そんな彼だが、本話では最新技術のドローン測量に目をつけ、ゴルゴの狙撃の手口を看破してみせる。一方、ゴルゴとしても、深沢やマッケンジーらが標的の周囲を嗅ぎ回っているのは把握していただろうが、任務の完了後に彼らに手口が割れようと、意に介さずといったところか。
最新技術と凄腕の融合がゴルゴの真骨頂
前年の『ドローン革命』では軍用ドローンに苦しめられたゴルゴだが、本話ではドローンによる三次元測量を早速取り入れ、絶壁の屋敷に籠城する標的の狙撃に活かしている。その方法は、僅かな岩の隙間から射線を確保するというもので、深沢らも驚愕しているように、彼ほどの凄腕でなければ成し得ないものだ。
このように、単に便利なツールを使うだけではなく、それと本人の技量を掛け合わせて困難な状況を覆すのが、ゴルゴの仕事の真骨頂といえる。今後も技術の進歩に応じて、彼はその時々の最新ツールを取り入れ、自らの武器としていくに違いない。
土木業界への緻密な取材によるエピソード
本話のタイトルの「i-Construction」とは、国土交通省が推進するプロジェクトで、測量・施工・検査など建設現場の各プロセスにICT技術を導入し、生産性の向上や労働環境の改善を目指すものである。

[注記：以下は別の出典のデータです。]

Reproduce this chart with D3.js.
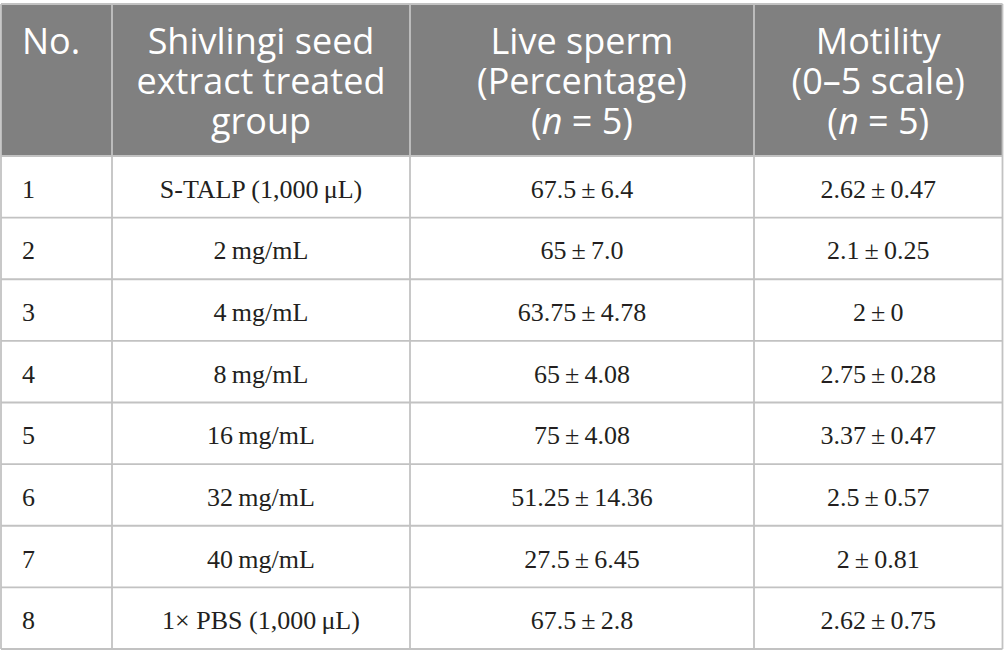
<!DOCTYPE html>
<html>
<head>
<meta charset="utf-8">
<script src="https://cdn.jsdelivr.net/npm/d3@7"></script>
<style>
  html, body { margin: 0; padding: 0; background: #ffffff; }
  svg { display: block; }
</style>
</head>
<body>
<svg id="chart" width="1004" height="667"></svg>
<script>
// ---- data ----
const rowNumbers = ["1", "2", "3", "4", "5", "6", "7", "8"];
const groups = [
  "S-TALP (1,000\u2009\u03bcL)",
  "2\u2009mg/mL",
  "4\u2009mg/mL",
  "8\u2009mg/mL",
  "16\u2009mg/mL",
  "32\u2009mg/mL",
  "40\u2009mg/mL",
  "1\u00d7 PBS (1,000\u2009\u03bcL)"
];
const liveMean = ["67.5", "65", "63.75", "65", "75", "51.25", "27.5", "67.5"];
const liveSd = ["6.4", "7.0", "4.78", "4.08", "4.08", "14.36", "6.45", "2.8"];
const motilityMean = ["2.62", "2.1", "2", "2.75", "3.37", "2.5", "2", "2.62"];
const motilitySd = ["0.47", "0.25", "0", "0.28", "0.47", "0.57", "0.81", "0.75"];
const headers = [
  [["No."]],
  [["Shivlingi seed"], ["extract treated"], ["group"]],
  [["Live sperm"], ["(Percentage)"], ["(", {i: "n"}, " = 5)"]],
  [["Motility"], ["(0\u20135 scale)"], ["(", {i: "n"}, " = 5)"]]
];

// ---- layout ----
const colEdges = [1, 112, 410, 754, 1002.5];
const headTop = 4, headBottom = 156, tableBottom = 649;
const svg = d3.select("#chart");

const y = d3.scaleLinear().domain([0, rowNumbers.length]).range([headBottom, tableBottom]);
const colX = d3.scaleOrdinal().domain([0, 1, 2, 3, 4]).range(colEdges);

const pm = (m, s) => m + "\u2009\u00b1\u2009" + s;
const rows = rowNumbers.map((n, i) => [n, groups[i], pm(liveMean[i], liveSd[i]), pm(motilityMean[i], motilitySd[i])]);

// header background
svg.append("rect")
  .attr("x", colEdges[0]).attr("y", headTop)
  .attr("width", colEdges[4] - colEdges[0]).attr("height", headBottom - headTop)
  .attr("fill", "#808080");

// header text
const headBaselines = [53.5, 93.5, 133.5];
headers.forEach((lines, c) => {
  const left = c === 0;
  const x = left ? 22 : (colX(c) + colX(c + 1)) / 2;
  lines.forEach((parts, li) => {
    const t = svg.append("text")
      .attr("x", x).attr("y", headBaselines[li])
      .attr("text-anchor", left ? "start" : "middle")
      .attr("font-family", "'Open Sans', sans-serif")
      .attr("font-size", 36)
      .attr("fill", "#ffffff");
    parts.forEach(p => {
      if (typeof p === "string") t.append("tspan").text(p);
      else t.append("tspan").attr("font-style", "italic").text(p.i);
    });
  });
});

// body text
rows.forEach((r, i) => {
  const cy = (y(i) + y(i + 1)) / 2;
  r.forEach((txt, c) => {
    const left = c === 0;
    svg.append("text")
      .attr("x", left ? 22 : (colX(c) + colX(c + 1)) / 2)
      .attr("y", cy + 11)
      .attr("text-anchor", left ? "start" : "middle")
      .attr("font-family", "'Liberation Serif', 'Times New Roman', serif")
      .attr("font-size", 26)
      .attr("fill", "#231f20")
      .text(txt);
  });
});

// grid lines
const lineColor = "#c2c2c2";
const g = svg.append("g").attr("stroke", lineColor).attr("stroke-width", 1.8).attr("fill", "none");
// horizontal lines between body rows
d3.range(1, rowNumbers.length).forEach(i => {
  g.append("line").attr("x1", colEdges[0]).attr("x2", colEdges[4]).attr("y1", y(i)).attr("y2", y(i));
});
// header bottom
g.append("line").attr("x1", colEdges[0]).attr("x2", colEdges[4]).attr("y1", headBottom).attr("y2", headBottom);
// vertical lines
colEdges.forEach(xv => {
  g.append("line").attr("x1", xv).attr("x2", xv).attr("y1", headTop).attr("y2", tableBottom);
});
// outer top/bottom
g.append("line").attr("x1", colEdges[0]).attr("x2", colEdges[4]).attr("y1", headTop).attr("y2", headTop);
g.append("line").attr("x1", colEdges[0]).attr("x2", colEdges[4]).attr("y1", tableBottom).attr("y2", tableBottom);
</script>
</body>
</html>
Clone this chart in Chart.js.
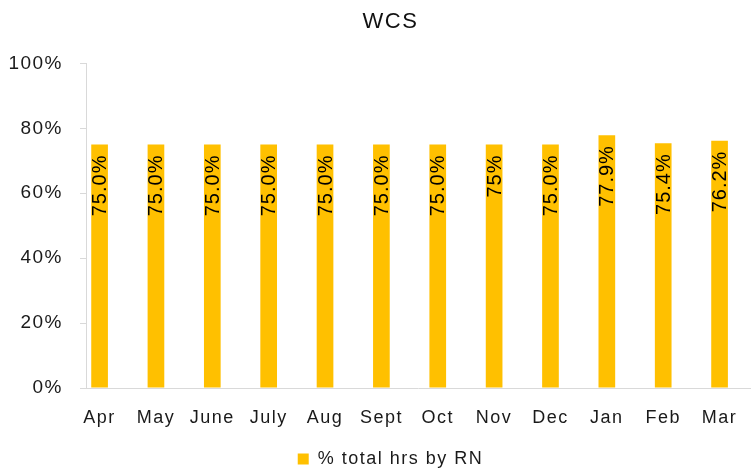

こうした専門的な内容をすぐに作品に反映できるのは、多くの取材陣を抱えるさいとうプロならでは。本話の掲載時には、土木学会のSNSでも紹介があった。同じく土木業界への取材を元にしたらしきエピソードには、『日・ASEAN会議』『誰がそれを成し得たのか』などがあり、後者は土木学会の建物や会長も登場して業界内で話題になったそうだ。